I haven’t made up my mind whether it makes sense to include once fn or not. On the one hand, as I showed, you can workaround it in a mechanical fashion, and I think it’s wise to avoid “mission creep” in the type system. On the other, the workaround is somewhat clumsy, and probably not something you want to do all that often.

To try and get a better feeling for how often once fns would be needed, I did a survey of all closures that appear in the core library. I found that the vast majority were executed multiple times. There were however a couple of common patterns where once fns appeared.

The pattern I had most in mind with once fns is setup/teardown functions, like task::unkillable, which use a closure to indicate what should be done between the setup and teardown. At least in the standard library, these functions are not that common, but they do occur.

Another common example is the with pattern, where you have a callback that is invoked with a reference to the data inside your object. This is relatively unusual now that we have lifetimes, it only occurs in a few specialized cases like locks, where extra action is needed before and after the with.

There was one example where once fn would be useful that stood out to me, however. Ironically, it is something that I myself proposed in a recent e-mail to rust-dev, where I suggested that we should encode “default” arguments using closures. So, for example, a function like Option’s get_or_default, which is currently written:

fn get_or_default<T>(opt: Option<T>, default: T) -> T

would take a closure instead:

fn get_or_default<T>(opt: Option<T>, default: fn() -> T) -> T

However, without once fns, this is in fact somewhat less flexible. To see what I mean, imagine trying to implement the old behavior (taking a value) on top of the proposed behavior (taking a closure):

fn get_or_default_value<T>(opt: Option<T>, default: T) -> T {
    get_or_default(opt, || default)
}

If you try to compile this, the compiler will signal an error because the || default closure is moving the argument default, and this is not legal within a closure because the closure may execute multiple times. Therefore, to write this wrapper, one would have to either copy the default value or use a cell, which is very unsatisfying. I only realized this problem would occur when kballard encountered it when refactoring the methods on hashmap.

Of course, it would be possible to write get_or_default using the pattern I proposed, in which we pass an extra argument to carry any moved values:

fn get_or_default<T,A>(opt: Option<T>, arg: A, default: fn(A) -> T) -> T

In that case, one could write the wrapper easily enough, although it is a bit repetitive:

fn get_or_default_value<T>(opt: Option<T>, default: T) -> T {
    get_or_default(opt, default, |default| default)
}

This would however mean that the common case, where nothing is moved, gets more verbose:

get_or_default(opt, (), |()| do_something())

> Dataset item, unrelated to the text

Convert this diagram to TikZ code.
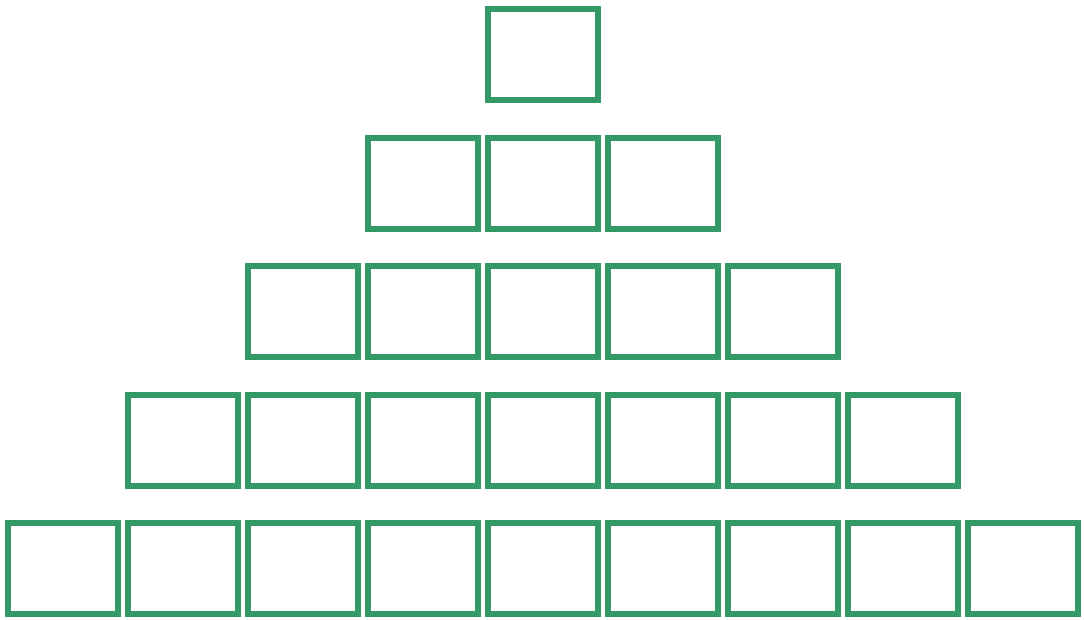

So I find myself unsure about whether to include once fns or not. I don’t mind having to write this “pass an extra argument” pattern once in a while, but I do expect the default pattern to come up somewhat regularly in the standard library (certainly it occurs with options and maps, not sure where else). Ideally I’d prefer to defer once fns for “post Rust 1.0”, but it might be a bit unfortunate if we wound up with standard interfaces that include extra argument parameters that later became unnecessary. This is particularly true since once fn aren’t complicated to implement.

Expressing once fns with thunks

You might think that you could replace once fns with thunks, since they too are run-once. This is particularly appealing if we opted for thunk sugar. However, the main problem here is the question of a copying vs by reference closure. The way I described thunks, they were always copying the values they close over. So if you wrote:

get_or_default(opt, &thunk { do_something(a, b) })

This would copy/move a and b from the enclosing stack frame into the thunk. Of course, you can make a thunk that takes a reference into the enclosing stack frame, just by capturing a reference:

let r_a = &a;
let r_b = &b;
get_or_default(opt, &thunk { do_something(r_a, r_b) })

But this is rather inconvenient. So we’d presumably want to extend our thunk sugar to do this automatically. But then we’d need to distinguish between by reference thunks and copying thunks. We’d probably use the & sigil here, which would in turn mean that if you use the do syntax it’s not clear whether references are copying or by reference. This is all…tolerable, but it winds up feeling a lot more complicated to me than saying “thunks copy/move the values they close over, fns takes them by reference, a once fn can only be called once.”

Type names bikeshed

I mentioned in passing that I am not a fan of the extern fn name. It was suggested that perhaps raw function pointers should be fn and closures should be something else, such as closure(S) -> T, proc(S) -> T, or even |S| -> T. This is pure bikeshedding, but it has some appeal, since the type of a fn item would be fn(S) -> T, the type of an extern fn would be extern "C" fn(S) -> T, and the type of a closure would be, well, whatever it is. The main downside is that closure types are what you want most of the type, and fn(S) -> T is so nice and concise. Also, we’d need to find a place to put the closure bounds.